La Dinde de noël (Suite...)

A leur tour, le planton de l’ancienne préfecture aidé en cela par l’agent de la circulation du carrefour,se postèrent sous le palmier et s’interrogèrent longuement,sur l’intérêt ou pas de faire usage de leur arme de point !

Le risque de voir une balle perdue atteindre une cible imprévue, les en dissuada et tout le quartier, du sol aux balcons, en passant par les fenêtres, n’avait d’yeux, que pour cette pauvre dinde décapitée !

L’idée d’utiliser des frondes que nous appelions « des stacks ! » fut également évoquée mais abandonnée, pour la même raison que pour les armes à feu.

Mais alors, comment faire enfin, pour déloger cette « gourde de dinde ! » sans prendre le moindre risque pour les biens et les personnes?...

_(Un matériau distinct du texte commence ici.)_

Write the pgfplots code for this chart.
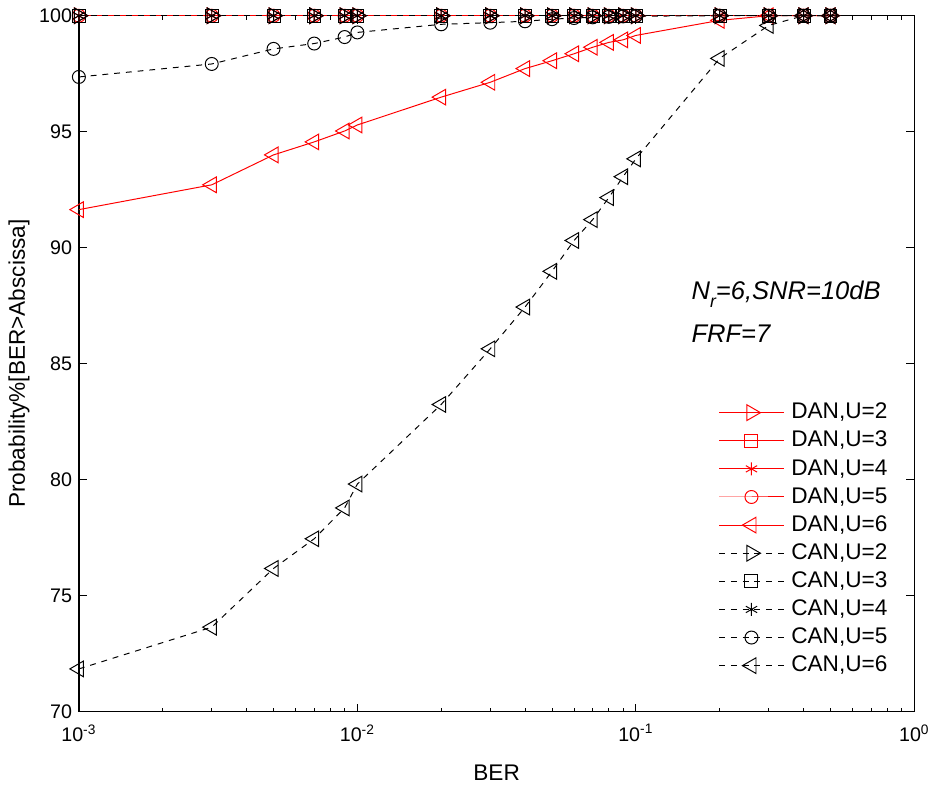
\documentclass[border=0pt]{standalone}
\usepackage{pgfplots}
\pgfplotsset{compat=1.18}
\usepackage{pgfplotstable}
\usepackage{fontspec}
\setmainfont{Liberation Sans}
\definecolor{myred}{RGB}{255,0,0}

\pgfplotstableread{
x      d2   d3   d4   d5   d6     c2   c3   c4   c5     c6
0.001  100  100  100  100  91.64  100  100  100  97.36  71.84
0.003  100  100  100  100  92.71  100  100  100  97.92  73.64
0.005  100  100  100  100  94.00  100  100  100  98.57  76.17
0.007  100  100  100  100  94.56  100  100  100  98.80  77.45
0.009  100  100  100  100  95.03  100  100  100  99.08  78.78
0.01   100  100  100  100  95.29  100  100  100  99.28  79.81
0.02   100  100  100  100  96.49  100  100  100  99.63  83.24
0.03   100  100  100  100  97.13  100  100  100  99.70  85.64
0.04   100  100  100  100  97.72  100  100  100  99.76  87.44
0.05   100  100  100  100  98.06  100  100  100  99.85  88.98
0.06   100  100  100  100  98.36  100  100  100  99.90  90.31
0.07   100  100  100  100  98.64  100  100  100  99.93  91.21
0.08   100  100  100  100  98.85  100  100  100  99.95  92.16
0.09   100  100  100  100  98.96  100  100  100  99.97  93.06
0.1    100  100  100  100  99.15  100  100  100  99.98  93.83
0.2    100  100  100  100  99.80  100  100  100  100    98.16
0.3    100  100  100  100  100    100  100  100  100    99.58
0.4    100  100  100  100  100    100  100  100  100    100
0.5    100  100  100  100  100    100  100  100  100    100
}\datatable

\begin{document}
\begin{tikzpicture}
\begin{axis}[
  scale only axis,
  width=425pt, height=354pt,
  xmode=log,
  xmin=1e-3, xmax=1, ymin=70, ymax=100,
  xtick={0.001,0.01,0.1,1},
  xticklabels={10\textsuperscript{-3},10\textsuperscript{-2},10\textsuperscript{-1},10\textsuperscript{0}},
  ytick={70,75,...,100},
  /pgf/number format/assume math mode=true,
  tick label style={font=\fontsize{10}{12}\selectfont},
  xticklabel style={yshift=-3pt},
  label style={font=\fontsize{11.5}{13}\selectfont},
  xlabel={BER},
  xlabel style={yshift=-5pt},
  ylabel={Probability\%[BER>Abscissa]},
  ylabel style={yshift=-2pt},
  axis line style={line width=0.7pt},
  major tick length=4pt, minor tick length=2pt,
  tick style={black, line width=0.5pt},
  clip=false,
  legend style={draw=none, fill=none, at={(rel axis cs:0.98,0.456)}, anchor=north east,
    font=\fontsize{11.5}{13}\selectfont,
    nodes={text height=8.3pt, text depth=2pt, inner sep=2pt},
    column sep=1.5pt},
  legend cell align=left,
  legend image code/.code={\draw[mark repeat=2,mark phase=2] plot coordinates {(0pt,0pt) (16.5pt,0pt) (33pt,0pt)};},
  every axis plot/.append style={line width=0.5pt},
  dan/.style={myred, solid, mark options={solid}},
  can/.style={black, dash pattern=on 3pt off 3pt, mark options={solid}},
]
\addplot[dan, mark=triangle, mark size=4.6pt, mark options={solid, rotate=-90}] table[x=x,y=d2] {\datatable};
\addlegendentry{DAN,U=2}
\addplot[dan, mark=square, mark size=3.3pt] table[x=x,y=d3] {\datatable};
\addlegendentry{DAN,U=3}
\addplot[dan, mark=asterisk, mark size=3.3pt] table[x=x,y=d4] {\datatable};
\addlegendentry{DAN,U=4}
\addplot[dan, mark=o, mark size=3.3pt] table[x=x,y=d5] {\datatable};
\addlegendentry{DAN,U=5}
\addplot[dan, mark=triangle, mark size=4.6pt, mark options={solid, rotate=90}] table[x=x,y=d6] {\datatable};
\addlegendentry{DAN,U=6}
\addplot[can, mark=triangle, mark size=4.6pt, mark options={solid, rotate=-90}] table[x=x,y=c2] {\datatable};
\addlegendentry{CAN,U=2}
\addplot[can, mark=square, mark size=3.3pt] table[x=x,y=c3] {\datatable};
\addlegendentry{CAN,U=3}
\addplot[can, mark=asterisk, mark size=3.3pt] table[x=x,y=c4] {\datatable};
\addlegendentry{CAN,U=4}
\addplot[can, mark=o, mark size=3.3pt] table[x=x,y=c5] {\datatable};
\addlegendentry{CAN,U=5}
\addplot[can, mark=triangle, mark size=4.6pt, mark options={solid, rotate=90}] table[x=x,y=c6] {\datatable};
\addlegendentry{CAN,U=6}

\node[anchor=west, font=\itshape\fontsize{13}{15}\selectfont, inner sep=0pt] at (axis cs:0.158,88.0) {N\raisebox{-4pt}{\fontsize{9}{10}\selectfont r}=6,SNR=10dB};
\node[anchor=west, font=\itshape\fontsize{13}{15}\selectfont, inner sep=0pt] at (axis cs:0.158,86.3) {FRF=7};
\end{axis}
\pgfresetboundingbox
\path[use as bounding box] ([xshift=-1pt]current axis.outer south west) rectangle ([xshift=9.5pt,yshift=8pt]current axis.north east);
\end{tikzpicture}
\end{document}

Le Préparateur de la Pharmacie « Hugonnencq » qui, comme tous les autres commerçants de la place, étaient sortis sur le trottoir, suivait avec une particulière attention le déroulement et l’évolution de la situation ;bien entendu,il se tenait prêt à intervenir,en cas de besoin…conscience professionnelle oblige !

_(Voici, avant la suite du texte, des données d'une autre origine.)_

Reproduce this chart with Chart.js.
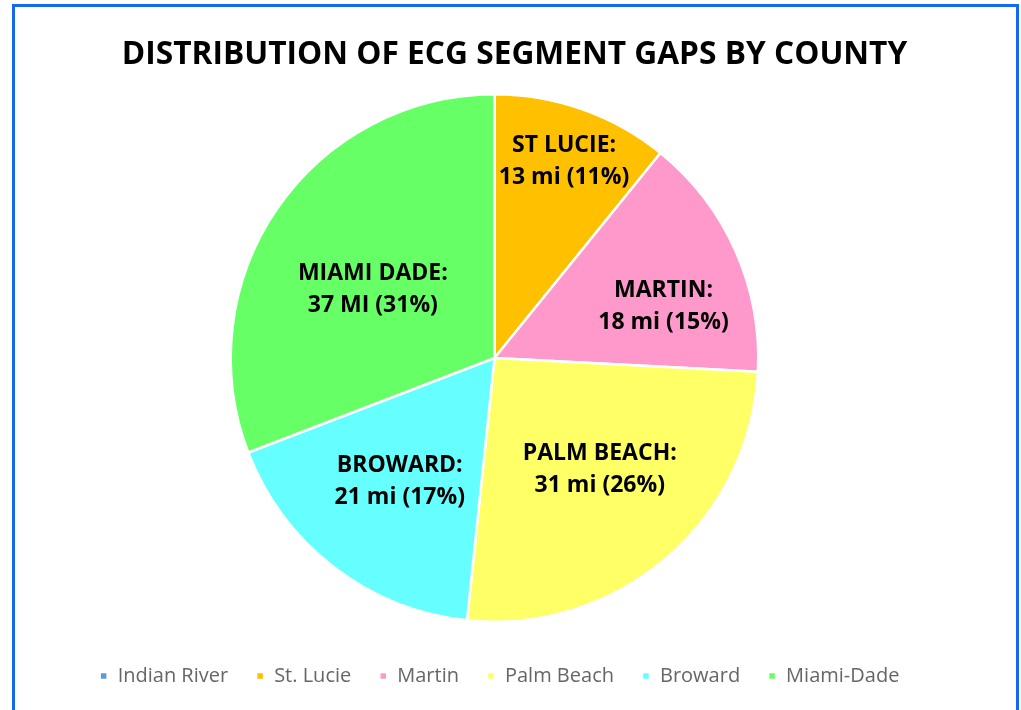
<!DOCTYPE html>
<html>
<head>
<meta charset="utf-8">
<script src="https://cdn.jsdelivr.net/npm/chart.js@4.4.1/dist/chart.umd.min.js"></script>
<style>
    html, body { margin: 0; padding: 0; background: #fff; overflow: hidden; }
    #wrap { position: relative; width: 1021px; height: 710px; }
    #frame {
        position: absolute; left: 12px; top: 4px; width: 1001px; height: 720px;
        border: 3px solid #1469f2; box-sizing: content-box; pointer-events: none;
    }
    canvas { position: absolute; left: 0; top: 0; }
</style>
</head>
<body>
<div id="wrap">
    <canvas id="pie-chart" width="1021" height="710"></canvas>
    <div id="frame"></div>
</div>
<script>
const counties = ['Indian River', 'St. Lucie', 'Martin', 'Palm Beach', 'Broward', 'Miami-Dade'];
const gapMiles = [0, 13, 18, 31, 21, 37];
const percents = [0, 11, 15, 26, 17, 31];
const labelNames = ['INDIAN RIVER', 'ST LUCIE', 'MARTIN', 'PALM BEACH', 'BROWARD', 'MIAMI DADE'];
const unitText = ['mi', 'mi', 'mi', 'mi', 'mi', 'MI'];
const colors = ['#5b9bd5', '#ffc000', '#ff99cc', '#ffff66', '#66ffff', '#66ff66'];

// Excel "best fit" label spots: fraction of radius from centre
const labelRadius = [0.6, 0.79, 0.67, 0.58, 0.59, 0.53];
const labelAngleShift = [0, 0, 7, -3, 0, -5];

// nudge the plot area, title and legend to sit where Excel put them
const plotShift = {
    id: 'plotShift',
    afterLayout(chart) {
        const a = chart.chartArea;
        a.left -= 16;
        a.right -= 16;
        a.top = 93;
        a.bottom = 623;
        a.height = a.bottom - a.top;
        a.width = a.right - a.left;
        chart.legend.left -= 11;
        chart.legend.right -= 11;
        chart.titleBlock.left += 4;
        chart.titleBlock.right += 4;
    }
};

const sliceLabels = {
    id: 'sliceLabels',
    afterDatasetsDraw(chart) {
        const ctx = chart.ctx;
        const meta = chart.getDatasetMeta(0);
        ctx.save();
        ctx.font = 'bold 23px "Open Sans"';
        ctx.fillStyle = '#000';
        ctx.textAlign = 'center';
        ctx.textBaseline = 'middle';
        meta.data.forEach((arc, i) => {
            if (!gapMiles[i]) return;
            const p = arc.getProps(['x', 'y', 'startAngle', 'endAngle', 'outerRadius']);
            const mid = (p.startAngle + p.endAngle) / 2 + labelAngleShift[i] * Math.PI / 180;
            const r = p.outerRadius * labelRadius[i];
            const x = p.x + Math.cos(mid) * r;
            const y = p.y + Math.sin(mid) * r;
            ctx.fillText(labelNames[i] + ':', x, y - 16);
            ctx.fillText(gapMiles[i] + ' ' + unitText[i] + ' (' + percents[i] + '%)', x, y + 16);
        });
        ctx.restore();
    }
};

document.addEventListener('DOMContentLoaded', () => {
    const ctx = document.getElementById('pie-chart').getContext('2d');
    new Chart(ctx, {
        type: 'pie',
        data: {
            labels: counties,
            datasets: [{
                data: gapMiles,
                backgroundColor: colors,
                borderColor: '#ffffff',
                borderWidth: 2.5
            }]
        },
        options: {
            responsive: false,
            animation: false,
            layout: { padding: { bottom: 14 } },
            plugins: {
                title: {
                    display: true,
                    text: 'DISTRIBUTION OF ECG SEGMENT GAPS BY COUNTY',
                    color: '#000',
                    font: { family: '"Open Sans"', size: 31.7, weight: 'bold' },
                    padding: { top: 36, bottom: 22 }
                },
                legend: {
                    position: 'bottom',
                    labels: {
                        boxWidth: 8,
                        boxHeight: 8,
                        padding: 28,
                        color: '#666666',
                        font: { family: '"Open Sans"', size: 20 }
                    }
                },
                tooltip: { enabled: false }
            }
        },
        plugins: [plotShift, sliceLabels]
    });
});
</script>
</body>
</html>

C’est alors que…le petit cireur de chaussures de la porte de Canastel …vous savez bien !...celui dont j’ai déjà eu l’occasion de parler dans une anecdote précédente…eut une idée géniale !
« - il faut…dit-il, demander au planton de la Préfecture d’actionner la sirène de l’alerte pour incendie…et, tu verras…je suis sur que dans 10 minutes, les Pompiers seront là avec la grande échelle !… ».

… il avait raison !
Une fois l’alerte donnée, on ne tarda pas à entendre retentir les premiers « Pin..Pon..Pin..Pon… » qui descendaient par la rue Philippe.

Un renfort de policiers était venu sur place !... prêter main forte, car la circulation commençait à être sérieusement perturbée.

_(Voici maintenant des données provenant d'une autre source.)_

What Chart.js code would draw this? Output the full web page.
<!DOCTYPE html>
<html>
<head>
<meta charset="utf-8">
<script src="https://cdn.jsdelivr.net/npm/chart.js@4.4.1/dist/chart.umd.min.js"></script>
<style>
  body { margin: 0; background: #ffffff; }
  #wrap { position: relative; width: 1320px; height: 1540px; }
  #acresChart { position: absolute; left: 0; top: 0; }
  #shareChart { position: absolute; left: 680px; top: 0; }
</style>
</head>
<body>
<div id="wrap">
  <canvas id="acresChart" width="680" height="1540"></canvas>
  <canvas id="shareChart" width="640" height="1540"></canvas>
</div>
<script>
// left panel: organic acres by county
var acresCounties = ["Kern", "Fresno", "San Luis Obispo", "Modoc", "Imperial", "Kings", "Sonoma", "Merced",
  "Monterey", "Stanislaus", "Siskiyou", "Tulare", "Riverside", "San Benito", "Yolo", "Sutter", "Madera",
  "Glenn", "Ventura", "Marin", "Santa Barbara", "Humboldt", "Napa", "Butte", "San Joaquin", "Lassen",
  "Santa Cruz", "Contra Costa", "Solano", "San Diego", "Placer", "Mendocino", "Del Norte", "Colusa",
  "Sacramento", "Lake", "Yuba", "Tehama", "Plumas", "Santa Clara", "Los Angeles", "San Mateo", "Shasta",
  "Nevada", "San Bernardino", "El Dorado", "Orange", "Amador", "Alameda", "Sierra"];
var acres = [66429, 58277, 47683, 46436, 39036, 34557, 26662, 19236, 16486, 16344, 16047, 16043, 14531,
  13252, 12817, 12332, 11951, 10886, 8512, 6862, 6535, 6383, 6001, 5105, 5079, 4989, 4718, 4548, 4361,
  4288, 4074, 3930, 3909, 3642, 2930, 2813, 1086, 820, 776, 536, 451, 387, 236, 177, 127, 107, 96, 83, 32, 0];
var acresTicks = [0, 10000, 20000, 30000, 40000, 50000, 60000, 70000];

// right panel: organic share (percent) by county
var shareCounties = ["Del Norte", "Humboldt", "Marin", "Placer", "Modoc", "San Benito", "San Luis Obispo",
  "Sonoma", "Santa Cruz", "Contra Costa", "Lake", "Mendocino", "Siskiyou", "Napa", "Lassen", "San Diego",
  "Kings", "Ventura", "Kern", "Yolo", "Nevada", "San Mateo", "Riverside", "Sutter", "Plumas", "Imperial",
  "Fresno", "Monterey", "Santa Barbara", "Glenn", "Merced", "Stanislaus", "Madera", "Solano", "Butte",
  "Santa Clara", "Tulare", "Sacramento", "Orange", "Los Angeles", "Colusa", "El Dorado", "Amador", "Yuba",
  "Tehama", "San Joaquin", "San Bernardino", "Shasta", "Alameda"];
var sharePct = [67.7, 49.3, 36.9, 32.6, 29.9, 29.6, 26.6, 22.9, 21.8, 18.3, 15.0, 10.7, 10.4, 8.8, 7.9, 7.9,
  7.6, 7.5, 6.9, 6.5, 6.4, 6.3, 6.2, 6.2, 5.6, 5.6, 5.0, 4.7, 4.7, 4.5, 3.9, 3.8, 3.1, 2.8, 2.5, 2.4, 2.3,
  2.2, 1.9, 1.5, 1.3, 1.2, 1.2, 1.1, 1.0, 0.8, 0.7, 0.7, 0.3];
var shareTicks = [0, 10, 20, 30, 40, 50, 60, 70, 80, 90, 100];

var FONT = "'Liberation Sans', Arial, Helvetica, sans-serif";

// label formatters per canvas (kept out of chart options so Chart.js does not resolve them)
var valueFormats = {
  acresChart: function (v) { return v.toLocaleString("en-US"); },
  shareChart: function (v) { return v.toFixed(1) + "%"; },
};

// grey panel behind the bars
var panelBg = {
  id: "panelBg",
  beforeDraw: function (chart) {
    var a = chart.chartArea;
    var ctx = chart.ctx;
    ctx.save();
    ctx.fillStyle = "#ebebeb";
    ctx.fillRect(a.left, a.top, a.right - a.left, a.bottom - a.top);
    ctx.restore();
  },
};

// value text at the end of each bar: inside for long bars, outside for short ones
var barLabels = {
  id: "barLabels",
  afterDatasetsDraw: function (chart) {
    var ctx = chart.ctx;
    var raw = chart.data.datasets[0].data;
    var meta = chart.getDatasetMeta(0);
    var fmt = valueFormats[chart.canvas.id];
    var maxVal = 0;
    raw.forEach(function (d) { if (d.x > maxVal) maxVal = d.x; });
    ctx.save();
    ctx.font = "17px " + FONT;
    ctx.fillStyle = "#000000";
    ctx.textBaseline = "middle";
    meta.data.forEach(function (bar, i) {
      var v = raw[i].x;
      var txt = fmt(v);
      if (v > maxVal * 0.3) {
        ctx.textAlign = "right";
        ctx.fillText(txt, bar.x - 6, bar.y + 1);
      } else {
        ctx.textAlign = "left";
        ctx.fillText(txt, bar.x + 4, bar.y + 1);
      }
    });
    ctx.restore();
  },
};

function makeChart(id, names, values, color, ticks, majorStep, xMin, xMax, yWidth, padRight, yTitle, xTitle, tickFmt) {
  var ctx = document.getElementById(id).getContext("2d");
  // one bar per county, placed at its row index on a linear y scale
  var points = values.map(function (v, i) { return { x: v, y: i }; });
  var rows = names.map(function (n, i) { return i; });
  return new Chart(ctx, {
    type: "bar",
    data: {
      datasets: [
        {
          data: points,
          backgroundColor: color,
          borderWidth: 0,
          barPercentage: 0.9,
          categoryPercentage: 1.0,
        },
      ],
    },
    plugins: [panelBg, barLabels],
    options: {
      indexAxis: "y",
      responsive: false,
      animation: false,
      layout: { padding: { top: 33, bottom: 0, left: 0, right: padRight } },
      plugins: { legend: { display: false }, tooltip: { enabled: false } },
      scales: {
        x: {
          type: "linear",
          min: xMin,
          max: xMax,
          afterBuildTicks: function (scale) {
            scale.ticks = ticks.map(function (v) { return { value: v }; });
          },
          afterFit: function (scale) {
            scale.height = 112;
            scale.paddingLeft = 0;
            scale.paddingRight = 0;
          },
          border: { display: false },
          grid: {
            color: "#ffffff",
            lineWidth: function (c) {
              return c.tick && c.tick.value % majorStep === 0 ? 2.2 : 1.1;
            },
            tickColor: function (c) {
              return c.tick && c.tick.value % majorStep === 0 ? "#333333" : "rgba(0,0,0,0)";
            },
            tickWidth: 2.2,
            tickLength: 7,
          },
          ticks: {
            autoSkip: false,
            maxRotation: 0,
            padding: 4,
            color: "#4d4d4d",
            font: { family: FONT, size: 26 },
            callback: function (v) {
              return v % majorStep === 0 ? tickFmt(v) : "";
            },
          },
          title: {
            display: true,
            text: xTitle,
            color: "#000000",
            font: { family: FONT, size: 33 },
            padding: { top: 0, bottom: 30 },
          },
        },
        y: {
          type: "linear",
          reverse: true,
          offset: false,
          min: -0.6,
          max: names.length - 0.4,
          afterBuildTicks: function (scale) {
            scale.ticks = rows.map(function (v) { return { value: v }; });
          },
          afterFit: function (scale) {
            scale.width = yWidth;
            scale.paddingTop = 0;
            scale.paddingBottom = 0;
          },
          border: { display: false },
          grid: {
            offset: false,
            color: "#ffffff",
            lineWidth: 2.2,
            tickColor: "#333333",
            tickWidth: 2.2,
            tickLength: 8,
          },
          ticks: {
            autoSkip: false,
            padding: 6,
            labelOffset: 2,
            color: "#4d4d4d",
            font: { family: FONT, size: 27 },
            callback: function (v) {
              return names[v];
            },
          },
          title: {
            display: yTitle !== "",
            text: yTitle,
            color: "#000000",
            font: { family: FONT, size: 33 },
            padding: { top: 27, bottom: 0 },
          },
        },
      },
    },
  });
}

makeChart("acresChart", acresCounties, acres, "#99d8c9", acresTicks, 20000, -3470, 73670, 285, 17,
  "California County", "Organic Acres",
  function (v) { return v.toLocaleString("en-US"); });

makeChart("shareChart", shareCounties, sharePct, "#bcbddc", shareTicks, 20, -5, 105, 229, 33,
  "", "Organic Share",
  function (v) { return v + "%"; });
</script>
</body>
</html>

La rumeur circulait qu’un palmier de la place risquait de tomber à tout moment, suite à un choc violent qu’il venait de subir de la part d’un gros rapace qui se trouvait encore prisonnier dans l’arbre !!!

Quelle histoire !...on se serait cru à Marseille…mais avec l’accent en moins !

Enfin, « le Camion Amiral de la flotte des Sapeurs Pompiers d’Oran!» arriva, avec la grande échelle.

Pour tous les enfants du quartier ,c’était un peu Noël avant l’heure ; beaucoup parmi les plus petits ,avaient en effet,commander des camions et des panoplies de pompier ,au Père Noël.

De mémoire d’anciens, personne ne se souvenait d’avoir vu un jour, un aussi beau matériel !

Une fois la grande échelle déployée, deux sapeurs en gravirent les marches très rapidement et, arrivés tout prés du sommet de l’arbre, ils lancèrent sur la dinde une sorte de petit filet circulaire qui l’enveloppa et l’immobilisa définitivement.

La dinde ainsi capturée, il ne nous resta plus alors qu’à la préparer, pour la fameuse nuit de Noël…en priant Dieu …qu’elle n’ait point perdu ,après toutes ces épreuves et autres émotions,la finesse et la tendresse de sa chair.

Alors…chers amis…même si, à ce moment précis de l’histoire, vous n’êtes plus obligés de croire au père Noël ! il faut quand même que je vous dise que, après la messe de Minuit célébrée au Patronage de la rue de l’Arsenal, toute notre petite famille se trouva réunie autour d’une belle table où de multiples bougies brillaient jusque dans nos yeux.

Enfin, lorsque ma Mère arriva de la cuisine, portant sur son plus beau plat de Fête, la fameuse dinde aux marrons qu’elle avait préparée si délicatement, chacun comprit que quelque chose de mystérieux venait sans doute, de se produire.

En effet, pendant que nous étions partis à la Messe de Minuit, « la dinde aux marrons » s’était, par une mystérieuse alchimie, transformée en « une dinde aux cœurs de palmier et aux dattes confites ! »

Etait-ce là, les doux fruits de ces trois palmiers de la jolie petite place Kléber de la Marine ?

Difficile de le savoir mais, quoiqu’il en fût… je crois que chacun vit là, un miracle de Noël… et un signe du destin.
René Montaner

Ps : une grande partie de ce texte est rigoureusement « authentique ».